- **THE TASK**: Pictures stay out of the copy; set down each line of the listing below exactly.

--- Begin ---

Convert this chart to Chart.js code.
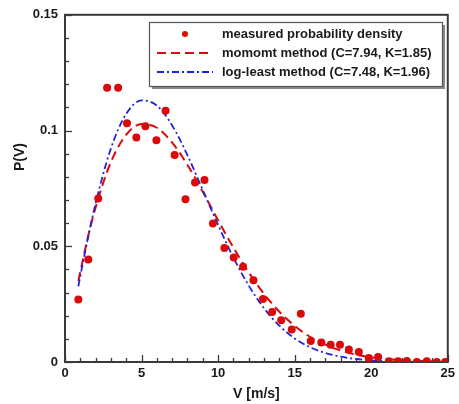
<!DOCTYPE html>
<html>
<head>
<meta charset="utf-8">
<script src="https://cdn.jsdelivr.net/npm/chart.js@4/dist/chart.umd.min.js"></script>
<style>
  html, body { margin: 0; padding: 0; background: #fff; }
  #wrap { width: 459px; height: 404px; }
</style>
</head>
<body>
<div id="wrap"><canvas id="c" width="459" height="404"></canvas></div>
<script>
// ---- data ----
const measuredV = [0.87,1.52,2.17,2.75,3.47,4.05,4.66,5.25,5.97,6.57,7.16,7.87,8.49,9.11,9.66,10.41,11.02,11.63,12.31,12.93,13.53,14.12,14.81,15.40,16.05,16.74,17.35,17.96,18.54,19.19,19.84,20.45,21.15,21.75,22.33,22.98,23.63,24.28,24.83];
const measuredP = [0.0270,0.0443,0.0706,0.1185,0.1185,0.1031,0.0970,0.1019,0.0958,0.1086,0.0894,0.0703,0.0775,0.0786,0.0598,0.0493,0.0451,0.0412,0.0353,0.0272,0.0216,0.0180,0.0140,0.0208,0.0091,0.0084,0.0075,0.0075,0.0054,0.0043,0.0017,0.0022,0.0003,0.0003,0.0004,0.0000,0.0003,0.0000,0.0000];
const curveV = [0.87,1.5,2,3,4,5,6,7,8,9,10,11,12,13,14,15,16,17,18,19,20,21,22,23,24,25];
const momentP = [0.0350,0.0540,0.0668,0.0864,0.0982,0.1028,0.1012,0.0948,0.0851,0.0735,0.0612,0.0494,0.0387,0.0294,0.0217,0.0156,0.0109,0.0075,0.0050,0.0032,0.0020,0.0013,0.0008,0.0005,0.0003,0.0001];
const logLeastP = [0.0327,0.0537,0.0685,0.0923,0.1072,0.1130,0.1108,0.1022,0.0893,0.0743,0.0592,0.0451,0.0330,0.0232,0.0157,0.0102,0.0064,0.0039,0.0023,0.0013,0.0007,0.0004,0.0002,0.0001,0.0000,0.0000];
const seriesLabels = ['measured probability density','momomt method (C=7.94, K=1.85)','log-least method (C=7.48, K=1.96)'];
const xTicks = [0,5,10,15,20,25];
const yTicks = [0,0.05,0.1,0.15];
const xTitle = 'V [m/s]';
const yTitle = 'P(V)';

const FONT = '"Liberation Sans", Arial, sans-serif';
const RED = 'rgb(218,10,10)';
const BLUE = 'rgb(35,35,215)';
const AXIS = '#3a3a3a';

const toXY = (xs, ys) => xs.map((x, i) => ({x: x, y: ys[i]}));

const framePlugin = {
  id: 'frame',
  beforeDatasetsDraw(chart) {
    const {ctx, chartArea: a, scales: {x, y}} = chart;
    ctx.save();
    ctx.strokeStyle = AXIS;
    ctx.lineWidth = 1.3;
    for (let v = 0; v <= 25; v += 1) {
      const px = Math.round(x.getPixelForValue(v)) + 0.5;
      const len = (v % 5 === 0) ? 7 : 4;
      ctx.beginPath(); ctx.moveTo(px, a.bottom); ctx.lineTo(px, a.bottom - len); ctx.stroke();
    }
    for (let k = 0; k <= 15; k += 1) {
      const py = Math.round(y.getPixelForValue(k / 100)) + 0.5;
      const len = (k % 5 === 0) ? 7 : 4;
      ctx.beginPath(); ctx.moveTo(a.left, py); ctx.lineTo(a.left + len, py); ctx.stroke();
    }
    ctx.lineWidth = 2;
    ctx.strokeRect(a.left, a.top, a.right - a.left, a.bottom - a.top);
    ctx.restore();
  },
  afterDraw(chart) {
    const {ctx} = chart;
    ctx.save();
    ctx.fillStyle = '#1a1a1a';
    ctx.font = 'bold 14px ' + FONT;
    ctx.translate(20, 157);
    ctx.rotate(-Math.PI / 2);
    ctx.textAlign = 'center';
    ctx.textBaseline = 'middle';
    ctx.fillText(yTitle, 0, 0);
    ctx.restore();

    ctx.save();
    const bx = 149, by = 22, bw = 293, bh = 64;
    ctx.fillStyle = '#8a8a8a';
    ctx.fillRect(bx + 3, by + 3, bw, bh);
    ctx.fillStyle = '#fff';
    ctx.fillRect(bx, by, bw, bh);
    ctx.strokeStyle = '#555';
    ctx.lineWidth = 1.2;
    ctx.strokeRect(bx + 0.5, by + 0.5, bw, bh);
    const rows = [34, 53, 72];
    const ds = chart.data.datasets;
    ctx.font = 'bold 13px ' + FONT;
    ctx.textBaseline = 'middle';
    ctx.textAlign = 'left';
    ctx.fillStyle = RED;
    ctx.beginPath(); ctx.arc(185, rows[0], 3, 0, Math.PI * 2); ctx.fill();
    ctx.strokeStyle = RED; ctx.lineWidth = 2; ctx.setLineDash([9, 5]);
    ctx.beginPath(); ctx.moveTo(157, rows[1]); ctx.lineTo(213, rows[1]); ctx.stroke();
    ctx.strokeStyle = BLUE; ctx.lineWidth = 1.8; ctx.setLineDash([7, 3, 2, 3]);
    ctx.beginPath(); ctx.moveTo(157, rows[2]); ctx.lineTo(213, rows[2]); ctx.stroke();
    ctx.setLineDash([]);
    ctx.fillStyle = '#1a1a1a';
    for (let i = 0; i < 3; i++) ctx.fillText(ds[i].label, 222, rows[i] + 0.5);
    ctx.restore();
  }
};

new Chart(document.getElementById('c'), {
  type: 'scatter',
  data: {
    datasets: [
      {
        label: seriesLabels[0],
        data: toXY(measuredV, measuredP),
        showLine: false,
        pointRadius: 4,
        pointBackgroundColor: RED,
        pointBorderWidth: 0,
        order: 0
      },
      {
        label: seriesLabels[1],
        data: toXY(curveV, momentP),
        showLine: true,
        pointRadius: 0,
        borderColor: RED,
        borderWidth: 2,
        borderDash: [9, 5],
        cubicInterpolationMode: 'monotone',
        order: 2
      },
      {
        label: seriesLabels[2],
        data: toXY(curveV, logLeastP),
        showLine: true,
        pointRadius: 0,
        borderColor: BLUE,
        borderWidth: 1.8,
        borderDash: [7, 3, 2, 3],
        cubicInterpolationMode: 'monotone',
        order: 1
      }
    ]
  },
  options: {
    responsive: false,
    devicePixelRatio: 1,
    animation: false,
    events: [],
    layout: { padding: { left: 0, right: 10, top: 14, bottom: 0 } },
    plugins: { legend: { display: false }, tooltip: { enabled: false } },
    scales: {
      x: {
        type: 'linear', min: 0, max: 25,
        grid: { display: false, drawTicks: false },
        border: { display: false },
        afterBuildTicks: (s) => { s.ticks = xTicks.map(v => ({value: v})); },
        afterFit: (s) => { s.height = 42; },
        ticks: { padding: 4, color: '#1a1a1a', font: { family: FONT, size: 13, weight: 'bold' }, maxRotation: 0,
                 callback: (v) => String(v) },
        title: { display: true, text: xTitle, color: '#1a1a1a', padding: { top: 0, bottom: 1 },
                 font: { family: FONT, size: 14, weight: 'bold' } }
      },
      y: {
        type: 'linear', min: 0, max: 0.15,
        grid: { display: false, drawTicks: false },
        border: { display: false },
        afterBuildTicks: (s) => { s.ticks = yTicks.map(v => ({value: v})); },
        afterFit: (s) => { s.width = 65; },
        ticks: { padding: 7, color: '#1a1a1a', font: { family: FONT, size: 13, weight: 'bold' },
                 callback: (v) => String(+v.toFixed(2)) }
      }
    }
  },
  plugins: [framePlugin]
});
</script>
</body>
</html>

--- End ---

- **RIGHT ANSWER**:
Convert this chart to Chart.js code.
<!DOCTYPE html>
<html>
<head>
<meta charset="utf-8">
<script src="https://cdn.jsdelivr.net/npm/chart.js@4/dist/chart.umd.min.js"></script>
<style>
  html, body { margin: 0; padding: 0; background: #fff; }
  #wrap { width: 459px; height: 404px; }
</style>
</head>
<body>
<div id="wrap"><canvas id="c" width="459" height="404"></canvas></div>
<script>
// ---- data ----
const measuredV = [0.87,1.52,2.17,2.75,3.47,4.05,4.66,5.25,5.97,6.57,7.16,7.87,8.49,9.11,9.66,10.41,11.02,11.63,12.31,12.93,13.53,14.12,14.81,15.40,16.05,16.74,17.35,17.96,18.54,19.19,19.84,20.45,21.15,21.75,22.33,22.98,23.63,24.28,24.83];
const measuredP = [0.0270,0.0443,0.0706,0.1185,0.1185,0.1031,0.0970,0.1019,0.0958,0.1086,0.0894,0.0703,0.0775,0.0786,0.0598,0.0493,0.0451,0.0412,0.0353,0.0272,0.0216,0.0180,0.0140,0.0208,0.0091,0.0084,0.0075,0.0075,0.0054,0.0043,0.0017,0.0022,0.0003,0.0003,0.0004,0.0000,0.0003,0.0000,0.0000];
const curveV = [0.87,1.5,2,3,4,5,6,7,8,9,10,11,12,13,14,15,16,17,18,19,20,21,22,23,24,25];
const momentP = [0.0350,0.0540,0.0668,0.0864,0.0982,0.1028,0.1012,0.0948,0.0851,0.0735,0.0612,0.0494,0.0387,0.0294,0.0217,0.0156,0.0109,0.0075,0.0050,0.0032,0.0020,0.0013,0.0008,0.0005,0.0003,0.0001];
const logLeastP = [0.0327,0.0537,0.0685,0.0923,0.1072,0.1130,0.1108,0.1022,0.0893,0.0743,0.0592,0.0451,0.0330,0.0232,0.0157,0.0102,0.0064,0.0039,0.0023,0.0013,0.0007,0.0004,0.0002,0.0001,0.0000,0.0000];
const seriesLabels = ['measured probability density','momomt method (C=7.94, K=1.85)','log-least method (C=7.48, K=1.96)'];
const xTicks = [0,5,10,15,20,25];
const yTicks = [0,0.05,0.1,0.15];
const xTitle = 'V [m/s]';
const yTitle = 'P(V)';

const FONT = '"Liberation Sans", Arial, sans-serif';
const RED = 'rgb(218,10,10)';
const BLUE = 'rgb(35,35,215)';
const AXIS = '#3a3a3a';

const toXY = (xs, ys) => xs.map((x, i) => ({x: x, y: ys[i]}));

const framePlugin = {
  id: 'frame',
  beforeDatasetsDraw(chart) {
    const {ctx, chartArea: a, scales: {x, y}} = chart;
    ctx.save();
    ctx.strokeStyle = AXIS;
    ctx.lineWidth = 1.3;
    for (let v = 0; v <= 25; v += 1) {
      const px = Math.round(x.getPixelForValue(v)) + 0.5;
      const len = (v % 5 === 0) ? 7 : 4;
      ctx.beginPath(); ctx.moveTo(px, a.bottom); ctx.lineTo(px, a.bottom - len); ctx.stroke();
    }
    for (let k = 0; k <= 15; k += 1) {
      const py = Math.round(y.getPixelForValue(k / 100)) + 0.5;
      const len = (k % 5 === 0) ? 7 : 4;
      ctx.beginPath(); ctx.moveTo(a.left, py); ctx.lineTo(a.left + len, py); ctx.stroke();
    }
    ctx.lineWidth = 2;
    ctx.strokeRect(a.left, a.top, a.right - a.left, a.bottom - a.top);
    ctx.restore();
  },
  afterDraw(chart) {
    const {ctx} = chart;
    ctx.save();
    ctx.fillStyle = '#1a1a1a';
    ctx.font = 'bold 14px ' + FONT;
    ctx.translate(20, 157);
    ctx.rotate(-Math.PI / 2);
    ctx.textAlign = 'center';
    ctx.textBaseline = 'middle';
    ctx.fillText(yTitle, 0, 0);
    ctx.restore();

    ctx.save();
    const bx = 149, by = 22, bw = 293, bh = 64;
    ctx.fillStyle = '#8a8a8a';
    ctx.fillRect(bx + 3, by + 3, bw, bh);
    ctx.fillStyle = '#fff';
    ctx.fillRect(bx, by, bw, bh);
    ctx.strokeStyle = '#555';
    ctx.lineWidth = 1.2;
    ctx.strokeRect(bx + 0.5, by + 0.5, bw, bh);
    const rows = [34, 53, 72];
    const ds = chart.data.datasets;
    ctx.font = 'bold 13px ' + FONT;
    ctx.textBaseline = 'middle';
    ctx.textAlign = 'left';
    ctx.fillStyle = RED;
    ctx.beginPath(); ctx.arc(185, rows[0], 3, 0, Math.PI * 2); ctx.fill();
    ctx.strokeStyle = RED; ctx.lineWidth = 2; ctx.setLineDash([9, 5]);
    ctx.beginPath(); ctx.moveTo(157, rows[1]); ctx.lineTo(213, rows[1]); ctx.stroke();
    ctx.strokeStyle = BLUE; ctx.lineWidth = 1.8; ctx.setLineDash([7, 3, 2, 3]);
    ctx.beginPath(); ctx.moveTo(157, rows[2]); ctx.lineTo(213, rows[2]); ctx.stroke();
    ctx.setLineDash([]);
    ctx.fillStyle = '#1a1a1a';
    for (let i = 0; i < 3; i++) ctx.fillText(ds[i].label, 222, rows[i] + 0.5);
    ctx.restore();
  }
};

new Chart(document.getElementById('c'), {
  type: 'scatter',
  data: {
    datasets: [
      {
        label: seriesLabels[0],
        data: toXY(measuredV, measuredP),
        showLine: false,
        pointRadius: 4,
        pointBackgroundColor: RED,
        pointBorderWidth: 0,
        order: 0
      },
      {
        label: seriesLabels[1],
        data: toXY(curveV, momentP),
        showLine: true,
        pointRadius: 0,
        borderColor: RED,
        borderWidth: 2,
        borderDash: [9, 5],
        cubicInterpolationMode: 'monotone',
        order: 2
      },
      {
        label: seriesLabels[2],
        data: toXY(curveV, logLeastP),
        showLine: true,
        pointRadius: 0,
        borderColor: BLUE,
        borderWidth: 1.8,
        borderDash: [7, 3, 2, 3],
        cubicInterpolationMode: 'monotone',
        order: 1
      }
    ]
  },
  options: {
    responsive: false,
    devicePixelRatio: 1,
    animation: false,
    events: [],
    layout: { padding: { left: 0, right: 10, top: 14, bottom: 0 } },
    plugins: { legend: { display: false }, tooltip: { enabled: false } },
    scales: {
      x: {
        type: 'linear', min: 0, max: 25,
        grid: { display: false, drawTicks: false },
        border: { display: false },
        afterBuildTicks: (s) => { s.ticks = xTicks.map(v => ({value: v})); },
        afterFit: (s) => { s.height = 42; },
        ticks: { padding: 4, color: '#1a1a1a', font: { family: FONT, size: 13, weight: 'bold' }, maxRotation: 0,
                 callback: (v) => String(v) },
        title: { display: true, text: xTitle, color: '#1a1a1a', padding: { top: 0, bottom: 1 },
                 font: { family: FONT, size: 14, weight: 'bold' } }
      },
      y: {
        type: 'linear', min: 0, max: 0.15,
        grid: { display: false, drawTicks: false },
        border: { display: false },
        afterBuildTicks: (s) => { s.ticks = yTicks.map(v => ({value: v})); },
        afterFit: (s) => { s.width = 65; },
        ticks: { padding: 7, color: '#1a1a1a', font: { family: FONT, size: 13, weight: 'bold' },
                 callback: (v) => String(+v.toFixed(2)) }
      }
    }
  },
  plugins: [framePlugin]
});
</script>
</body>
</html>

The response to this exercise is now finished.